» **Work instructions**: Copy out all lines that carry the word "matplotlib".

» **Records to process**:
::::::::
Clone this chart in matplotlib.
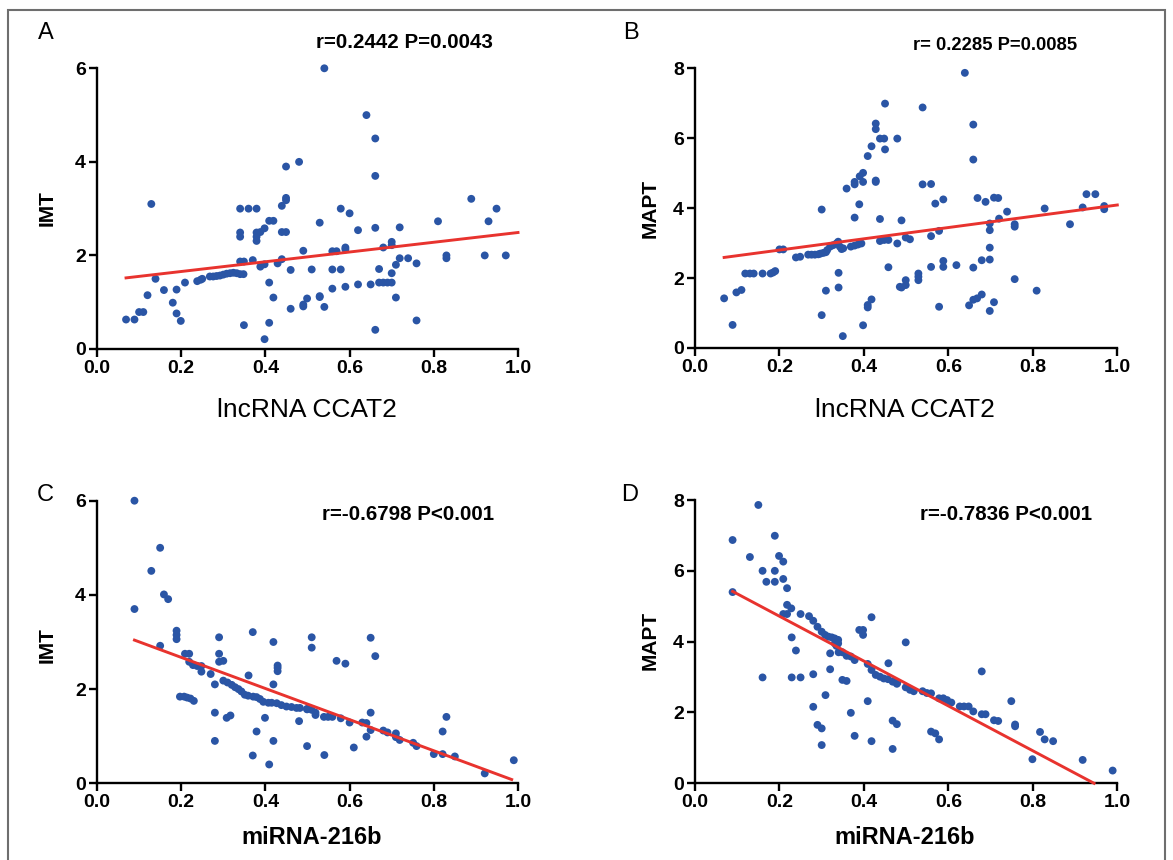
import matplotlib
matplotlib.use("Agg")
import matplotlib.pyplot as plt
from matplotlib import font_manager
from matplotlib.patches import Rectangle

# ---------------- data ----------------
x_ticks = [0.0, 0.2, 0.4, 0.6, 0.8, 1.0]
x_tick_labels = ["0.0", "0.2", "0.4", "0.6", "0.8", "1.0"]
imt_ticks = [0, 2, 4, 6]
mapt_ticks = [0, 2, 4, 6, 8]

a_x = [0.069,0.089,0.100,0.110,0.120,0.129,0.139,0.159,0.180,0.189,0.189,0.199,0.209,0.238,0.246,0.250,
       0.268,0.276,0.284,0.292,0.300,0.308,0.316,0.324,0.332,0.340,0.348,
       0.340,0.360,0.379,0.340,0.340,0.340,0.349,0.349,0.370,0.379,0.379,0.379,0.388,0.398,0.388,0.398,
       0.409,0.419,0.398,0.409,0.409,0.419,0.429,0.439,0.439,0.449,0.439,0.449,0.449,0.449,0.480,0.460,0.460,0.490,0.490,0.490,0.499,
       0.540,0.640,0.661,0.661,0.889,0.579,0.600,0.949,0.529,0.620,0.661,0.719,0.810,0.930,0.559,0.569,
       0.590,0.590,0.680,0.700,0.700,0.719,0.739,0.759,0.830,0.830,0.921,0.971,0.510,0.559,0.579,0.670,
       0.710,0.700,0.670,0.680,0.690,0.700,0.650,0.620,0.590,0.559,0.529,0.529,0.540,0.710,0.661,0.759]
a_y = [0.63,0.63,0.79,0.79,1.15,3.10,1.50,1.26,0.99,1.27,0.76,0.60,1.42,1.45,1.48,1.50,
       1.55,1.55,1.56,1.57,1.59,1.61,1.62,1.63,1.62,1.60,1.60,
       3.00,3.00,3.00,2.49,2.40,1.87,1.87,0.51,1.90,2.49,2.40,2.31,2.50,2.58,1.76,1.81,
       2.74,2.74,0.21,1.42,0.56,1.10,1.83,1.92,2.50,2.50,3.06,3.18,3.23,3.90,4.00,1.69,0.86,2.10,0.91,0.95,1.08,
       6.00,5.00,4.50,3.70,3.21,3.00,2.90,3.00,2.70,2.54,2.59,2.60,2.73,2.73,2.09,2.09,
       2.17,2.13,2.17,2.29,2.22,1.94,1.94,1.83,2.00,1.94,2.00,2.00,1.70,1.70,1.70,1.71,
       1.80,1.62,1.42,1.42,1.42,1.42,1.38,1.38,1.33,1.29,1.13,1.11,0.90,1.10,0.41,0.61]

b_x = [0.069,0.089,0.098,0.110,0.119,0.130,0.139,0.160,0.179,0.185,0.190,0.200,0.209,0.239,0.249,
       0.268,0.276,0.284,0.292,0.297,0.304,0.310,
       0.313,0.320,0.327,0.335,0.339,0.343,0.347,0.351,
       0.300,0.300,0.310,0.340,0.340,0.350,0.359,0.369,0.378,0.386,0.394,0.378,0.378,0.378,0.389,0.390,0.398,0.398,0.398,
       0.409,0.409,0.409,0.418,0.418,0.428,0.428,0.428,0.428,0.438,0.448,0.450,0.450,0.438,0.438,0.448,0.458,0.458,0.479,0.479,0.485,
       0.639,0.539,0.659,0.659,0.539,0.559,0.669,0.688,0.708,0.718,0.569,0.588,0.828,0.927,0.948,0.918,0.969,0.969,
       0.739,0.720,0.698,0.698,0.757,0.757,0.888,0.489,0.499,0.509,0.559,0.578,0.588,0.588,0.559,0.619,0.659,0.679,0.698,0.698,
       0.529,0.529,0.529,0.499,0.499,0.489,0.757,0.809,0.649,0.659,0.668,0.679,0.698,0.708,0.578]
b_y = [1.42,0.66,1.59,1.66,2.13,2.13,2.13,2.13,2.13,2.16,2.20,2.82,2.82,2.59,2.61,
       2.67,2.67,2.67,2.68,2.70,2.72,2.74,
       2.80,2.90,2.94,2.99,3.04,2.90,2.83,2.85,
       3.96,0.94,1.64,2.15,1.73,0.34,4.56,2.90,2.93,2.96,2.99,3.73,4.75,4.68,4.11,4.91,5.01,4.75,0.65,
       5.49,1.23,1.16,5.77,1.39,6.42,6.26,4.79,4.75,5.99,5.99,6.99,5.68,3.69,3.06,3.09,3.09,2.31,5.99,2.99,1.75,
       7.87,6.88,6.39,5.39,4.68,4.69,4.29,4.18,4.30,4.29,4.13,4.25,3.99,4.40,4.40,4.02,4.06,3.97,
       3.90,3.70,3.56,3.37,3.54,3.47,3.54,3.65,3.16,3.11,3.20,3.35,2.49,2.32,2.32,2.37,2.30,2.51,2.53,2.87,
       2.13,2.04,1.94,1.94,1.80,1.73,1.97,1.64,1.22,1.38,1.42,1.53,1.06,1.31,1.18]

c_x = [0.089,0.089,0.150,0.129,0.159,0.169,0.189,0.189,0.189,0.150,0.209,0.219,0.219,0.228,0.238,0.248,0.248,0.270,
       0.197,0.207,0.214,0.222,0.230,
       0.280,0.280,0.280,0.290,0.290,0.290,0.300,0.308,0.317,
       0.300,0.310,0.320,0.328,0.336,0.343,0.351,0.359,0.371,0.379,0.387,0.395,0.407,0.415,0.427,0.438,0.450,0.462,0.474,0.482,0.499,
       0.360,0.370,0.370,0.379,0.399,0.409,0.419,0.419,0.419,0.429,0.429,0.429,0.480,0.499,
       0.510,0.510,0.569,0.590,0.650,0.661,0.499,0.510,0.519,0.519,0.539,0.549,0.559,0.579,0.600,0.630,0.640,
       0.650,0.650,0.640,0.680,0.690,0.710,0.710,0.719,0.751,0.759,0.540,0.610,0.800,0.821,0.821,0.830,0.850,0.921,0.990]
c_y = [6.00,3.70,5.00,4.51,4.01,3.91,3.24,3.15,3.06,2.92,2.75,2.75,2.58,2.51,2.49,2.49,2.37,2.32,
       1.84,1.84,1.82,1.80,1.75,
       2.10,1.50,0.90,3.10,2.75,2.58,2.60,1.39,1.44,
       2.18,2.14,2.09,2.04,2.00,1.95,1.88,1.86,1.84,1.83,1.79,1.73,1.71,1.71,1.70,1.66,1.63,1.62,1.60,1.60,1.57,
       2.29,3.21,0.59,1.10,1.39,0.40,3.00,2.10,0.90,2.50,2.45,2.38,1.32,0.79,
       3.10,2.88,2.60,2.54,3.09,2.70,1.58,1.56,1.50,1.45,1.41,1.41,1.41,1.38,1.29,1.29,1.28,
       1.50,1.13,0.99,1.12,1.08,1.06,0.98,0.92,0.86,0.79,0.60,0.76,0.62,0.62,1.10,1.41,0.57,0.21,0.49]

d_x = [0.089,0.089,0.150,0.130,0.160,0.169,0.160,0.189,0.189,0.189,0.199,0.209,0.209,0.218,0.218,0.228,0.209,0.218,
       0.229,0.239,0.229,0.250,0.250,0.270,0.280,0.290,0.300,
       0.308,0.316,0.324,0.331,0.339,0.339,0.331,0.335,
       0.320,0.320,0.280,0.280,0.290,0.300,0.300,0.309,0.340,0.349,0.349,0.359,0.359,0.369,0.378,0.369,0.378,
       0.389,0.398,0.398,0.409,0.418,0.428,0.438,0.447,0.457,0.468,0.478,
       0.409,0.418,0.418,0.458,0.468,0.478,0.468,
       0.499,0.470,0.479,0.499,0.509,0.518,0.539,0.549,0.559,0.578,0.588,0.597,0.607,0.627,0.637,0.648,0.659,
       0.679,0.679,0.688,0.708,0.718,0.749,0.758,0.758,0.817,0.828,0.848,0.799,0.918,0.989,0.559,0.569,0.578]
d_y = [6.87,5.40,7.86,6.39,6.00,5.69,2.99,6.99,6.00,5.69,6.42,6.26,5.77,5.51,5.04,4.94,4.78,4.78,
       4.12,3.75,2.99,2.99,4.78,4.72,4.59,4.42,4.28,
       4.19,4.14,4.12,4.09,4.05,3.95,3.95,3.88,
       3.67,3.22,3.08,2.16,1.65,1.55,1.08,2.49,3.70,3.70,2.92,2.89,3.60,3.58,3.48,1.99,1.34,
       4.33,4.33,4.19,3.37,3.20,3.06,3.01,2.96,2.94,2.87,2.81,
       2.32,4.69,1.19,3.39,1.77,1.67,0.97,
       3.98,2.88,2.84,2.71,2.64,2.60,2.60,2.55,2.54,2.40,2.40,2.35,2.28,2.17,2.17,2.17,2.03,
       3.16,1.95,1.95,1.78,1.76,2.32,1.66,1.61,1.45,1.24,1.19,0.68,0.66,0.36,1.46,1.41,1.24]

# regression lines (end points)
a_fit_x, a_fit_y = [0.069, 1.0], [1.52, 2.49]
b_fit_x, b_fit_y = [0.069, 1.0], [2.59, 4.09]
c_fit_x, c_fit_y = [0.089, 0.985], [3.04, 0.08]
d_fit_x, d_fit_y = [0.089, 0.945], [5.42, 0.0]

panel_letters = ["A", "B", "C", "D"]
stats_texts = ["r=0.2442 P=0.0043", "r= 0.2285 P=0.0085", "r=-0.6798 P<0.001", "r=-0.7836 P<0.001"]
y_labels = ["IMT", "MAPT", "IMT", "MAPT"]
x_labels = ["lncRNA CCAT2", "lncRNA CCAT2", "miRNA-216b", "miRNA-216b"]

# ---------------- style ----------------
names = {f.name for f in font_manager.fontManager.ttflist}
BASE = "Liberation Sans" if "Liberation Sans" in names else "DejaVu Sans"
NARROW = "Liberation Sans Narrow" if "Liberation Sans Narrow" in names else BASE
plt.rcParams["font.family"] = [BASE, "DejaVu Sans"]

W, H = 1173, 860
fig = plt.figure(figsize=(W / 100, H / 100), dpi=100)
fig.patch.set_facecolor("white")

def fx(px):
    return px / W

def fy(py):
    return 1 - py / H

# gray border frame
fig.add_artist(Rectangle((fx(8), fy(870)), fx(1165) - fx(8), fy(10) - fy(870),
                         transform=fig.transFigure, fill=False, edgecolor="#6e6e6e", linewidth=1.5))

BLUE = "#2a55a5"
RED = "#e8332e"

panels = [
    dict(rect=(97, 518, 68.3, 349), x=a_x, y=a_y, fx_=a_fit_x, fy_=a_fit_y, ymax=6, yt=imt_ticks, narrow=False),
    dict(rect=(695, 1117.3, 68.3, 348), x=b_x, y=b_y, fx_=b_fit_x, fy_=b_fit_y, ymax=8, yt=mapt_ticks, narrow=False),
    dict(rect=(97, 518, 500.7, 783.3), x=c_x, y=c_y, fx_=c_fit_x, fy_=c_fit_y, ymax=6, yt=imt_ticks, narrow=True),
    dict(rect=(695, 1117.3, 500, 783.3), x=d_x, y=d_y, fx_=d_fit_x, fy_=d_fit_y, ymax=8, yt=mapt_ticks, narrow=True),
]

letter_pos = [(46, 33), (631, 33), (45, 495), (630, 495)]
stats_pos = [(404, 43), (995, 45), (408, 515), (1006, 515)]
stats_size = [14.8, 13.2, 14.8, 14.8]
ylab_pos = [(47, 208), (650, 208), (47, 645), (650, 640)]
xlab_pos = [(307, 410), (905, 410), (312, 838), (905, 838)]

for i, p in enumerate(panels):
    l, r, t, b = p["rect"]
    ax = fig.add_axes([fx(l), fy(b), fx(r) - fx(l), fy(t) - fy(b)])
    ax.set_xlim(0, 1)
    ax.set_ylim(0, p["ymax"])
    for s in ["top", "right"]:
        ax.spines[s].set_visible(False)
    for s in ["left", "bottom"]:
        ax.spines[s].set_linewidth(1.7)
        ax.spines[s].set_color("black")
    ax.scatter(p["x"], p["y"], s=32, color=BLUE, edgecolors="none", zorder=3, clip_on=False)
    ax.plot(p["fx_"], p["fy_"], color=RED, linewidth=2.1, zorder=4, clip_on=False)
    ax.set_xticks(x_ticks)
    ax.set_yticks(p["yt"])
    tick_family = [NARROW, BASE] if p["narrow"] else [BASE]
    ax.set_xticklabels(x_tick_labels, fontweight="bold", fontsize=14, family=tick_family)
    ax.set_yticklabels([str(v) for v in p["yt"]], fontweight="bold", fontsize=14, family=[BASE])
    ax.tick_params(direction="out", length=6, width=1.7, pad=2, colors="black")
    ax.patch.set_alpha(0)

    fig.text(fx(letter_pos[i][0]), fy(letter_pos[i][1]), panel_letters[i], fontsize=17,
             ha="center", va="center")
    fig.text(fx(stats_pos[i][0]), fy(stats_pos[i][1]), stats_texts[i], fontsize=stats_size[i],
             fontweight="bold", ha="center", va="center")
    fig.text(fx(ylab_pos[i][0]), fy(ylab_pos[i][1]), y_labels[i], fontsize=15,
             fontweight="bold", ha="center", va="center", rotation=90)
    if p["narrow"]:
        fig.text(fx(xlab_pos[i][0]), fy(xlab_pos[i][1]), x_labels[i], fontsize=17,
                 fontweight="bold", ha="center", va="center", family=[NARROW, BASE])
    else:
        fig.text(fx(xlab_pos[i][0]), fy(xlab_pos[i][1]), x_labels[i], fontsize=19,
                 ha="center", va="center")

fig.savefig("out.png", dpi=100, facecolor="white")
::::::::
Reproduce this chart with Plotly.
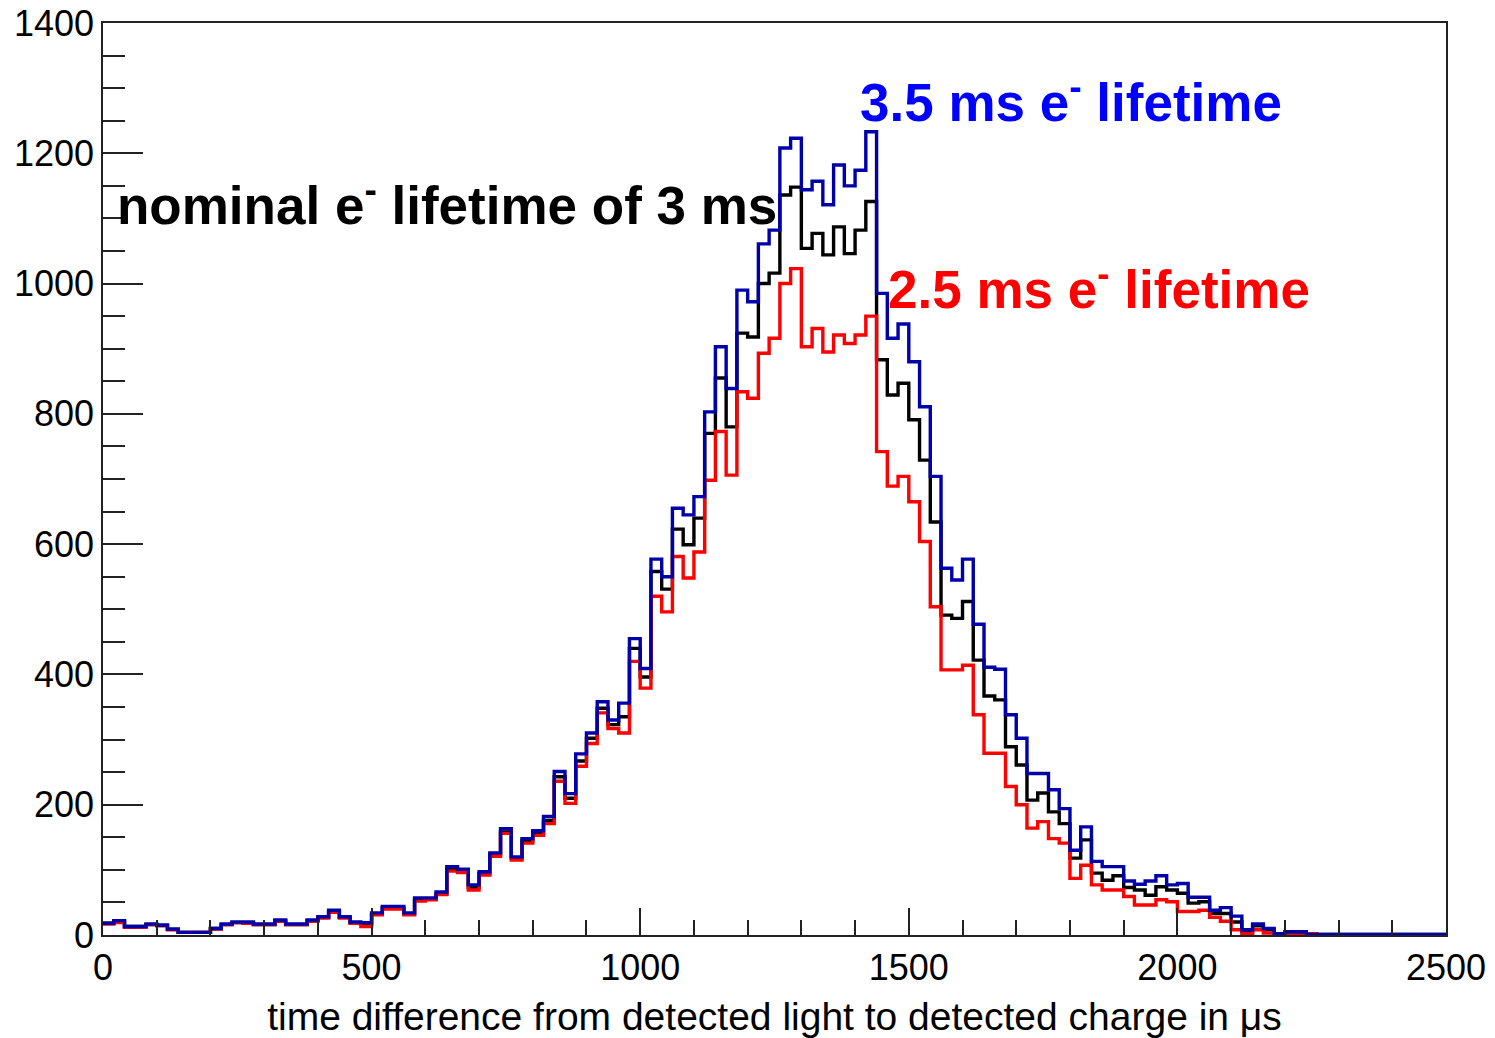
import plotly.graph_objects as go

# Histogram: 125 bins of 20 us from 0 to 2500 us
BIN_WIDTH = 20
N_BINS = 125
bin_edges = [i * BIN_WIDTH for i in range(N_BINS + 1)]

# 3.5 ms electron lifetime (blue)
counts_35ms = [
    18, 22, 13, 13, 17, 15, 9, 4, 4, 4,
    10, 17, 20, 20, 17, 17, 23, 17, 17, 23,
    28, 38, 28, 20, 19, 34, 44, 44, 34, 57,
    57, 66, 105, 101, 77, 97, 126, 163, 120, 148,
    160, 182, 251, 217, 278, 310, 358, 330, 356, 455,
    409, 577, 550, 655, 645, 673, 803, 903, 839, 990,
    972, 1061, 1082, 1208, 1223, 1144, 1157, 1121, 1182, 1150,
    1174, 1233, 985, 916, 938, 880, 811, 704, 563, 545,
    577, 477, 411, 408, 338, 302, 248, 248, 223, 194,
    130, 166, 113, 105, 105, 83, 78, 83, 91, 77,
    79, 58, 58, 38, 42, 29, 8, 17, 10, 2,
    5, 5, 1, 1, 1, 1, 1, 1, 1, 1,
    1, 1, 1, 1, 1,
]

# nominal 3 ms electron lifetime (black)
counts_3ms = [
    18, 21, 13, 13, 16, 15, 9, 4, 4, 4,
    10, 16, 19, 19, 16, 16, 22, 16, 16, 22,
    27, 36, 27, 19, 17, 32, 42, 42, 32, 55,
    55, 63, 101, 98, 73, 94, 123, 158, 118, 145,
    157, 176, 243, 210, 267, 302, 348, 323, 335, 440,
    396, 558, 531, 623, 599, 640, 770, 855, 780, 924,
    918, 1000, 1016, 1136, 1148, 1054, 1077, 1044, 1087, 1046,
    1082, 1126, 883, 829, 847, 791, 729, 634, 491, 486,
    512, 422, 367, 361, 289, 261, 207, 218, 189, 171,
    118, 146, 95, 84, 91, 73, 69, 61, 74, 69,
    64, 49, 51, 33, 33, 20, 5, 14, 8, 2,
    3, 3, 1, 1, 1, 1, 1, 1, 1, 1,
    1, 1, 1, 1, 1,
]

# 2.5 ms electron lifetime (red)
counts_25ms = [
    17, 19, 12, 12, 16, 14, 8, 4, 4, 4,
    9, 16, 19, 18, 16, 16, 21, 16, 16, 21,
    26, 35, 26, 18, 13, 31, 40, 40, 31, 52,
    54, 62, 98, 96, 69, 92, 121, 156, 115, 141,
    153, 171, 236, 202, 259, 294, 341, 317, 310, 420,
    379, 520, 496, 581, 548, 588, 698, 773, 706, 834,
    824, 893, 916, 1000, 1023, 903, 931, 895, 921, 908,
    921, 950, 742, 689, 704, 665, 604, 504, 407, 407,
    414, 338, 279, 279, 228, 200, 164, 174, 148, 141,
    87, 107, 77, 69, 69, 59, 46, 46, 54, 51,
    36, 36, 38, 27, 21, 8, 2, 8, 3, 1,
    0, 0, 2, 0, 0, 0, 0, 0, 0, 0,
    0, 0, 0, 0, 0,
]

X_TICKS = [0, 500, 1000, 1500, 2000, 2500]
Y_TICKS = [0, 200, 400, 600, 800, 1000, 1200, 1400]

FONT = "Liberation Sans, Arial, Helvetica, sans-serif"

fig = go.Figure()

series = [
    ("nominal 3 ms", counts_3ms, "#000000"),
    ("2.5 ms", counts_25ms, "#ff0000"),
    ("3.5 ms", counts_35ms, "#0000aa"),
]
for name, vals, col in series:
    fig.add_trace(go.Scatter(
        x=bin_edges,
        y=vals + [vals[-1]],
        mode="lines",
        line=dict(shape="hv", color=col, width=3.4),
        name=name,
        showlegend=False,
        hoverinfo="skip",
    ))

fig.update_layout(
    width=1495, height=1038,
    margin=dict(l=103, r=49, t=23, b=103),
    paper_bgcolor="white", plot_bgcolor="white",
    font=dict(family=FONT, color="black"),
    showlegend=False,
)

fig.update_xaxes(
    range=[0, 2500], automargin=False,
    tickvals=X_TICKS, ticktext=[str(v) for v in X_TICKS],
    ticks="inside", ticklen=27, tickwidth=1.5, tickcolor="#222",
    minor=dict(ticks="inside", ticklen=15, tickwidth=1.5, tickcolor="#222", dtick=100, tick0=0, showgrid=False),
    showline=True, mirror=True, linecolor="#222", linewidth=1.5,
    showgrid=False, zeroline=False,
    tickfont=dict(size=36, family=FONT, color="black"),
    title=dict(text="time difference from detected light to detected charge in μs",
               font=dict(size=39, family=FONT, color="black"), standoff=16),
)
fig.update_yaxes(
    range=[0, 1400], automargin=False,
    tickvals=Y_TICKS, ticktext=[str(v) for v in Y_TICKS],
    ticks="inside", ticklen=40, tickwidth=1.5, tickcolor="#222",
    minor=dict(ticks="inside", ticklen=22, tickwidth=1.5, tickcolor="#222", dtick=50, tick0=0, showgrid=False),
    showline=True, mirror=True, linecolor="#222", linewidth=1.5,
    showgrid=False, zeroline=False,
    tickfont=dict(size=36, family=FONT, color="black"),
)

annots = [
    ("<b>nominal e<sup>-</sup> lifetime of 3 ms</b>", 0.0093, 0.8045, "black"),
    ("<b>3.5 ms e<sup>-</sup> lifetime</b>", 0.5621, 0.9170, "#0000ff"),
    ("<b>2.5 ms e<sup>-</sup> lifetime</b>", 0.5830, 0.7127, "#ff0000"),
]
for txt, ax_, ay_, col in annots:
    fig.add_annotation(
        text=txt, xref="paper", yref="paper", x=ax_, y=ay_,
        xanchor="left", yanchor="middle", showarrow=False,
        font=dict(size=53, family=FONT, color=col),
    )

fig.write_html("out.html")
::::::::
» **Solution**:
Clone this chart in matplotlib.
import matplotlib
matplotlib.use("Agg")
import matplotlib.pyplot as plt
from matplotlib import font_manager
from matplotlib.patches import Rectangle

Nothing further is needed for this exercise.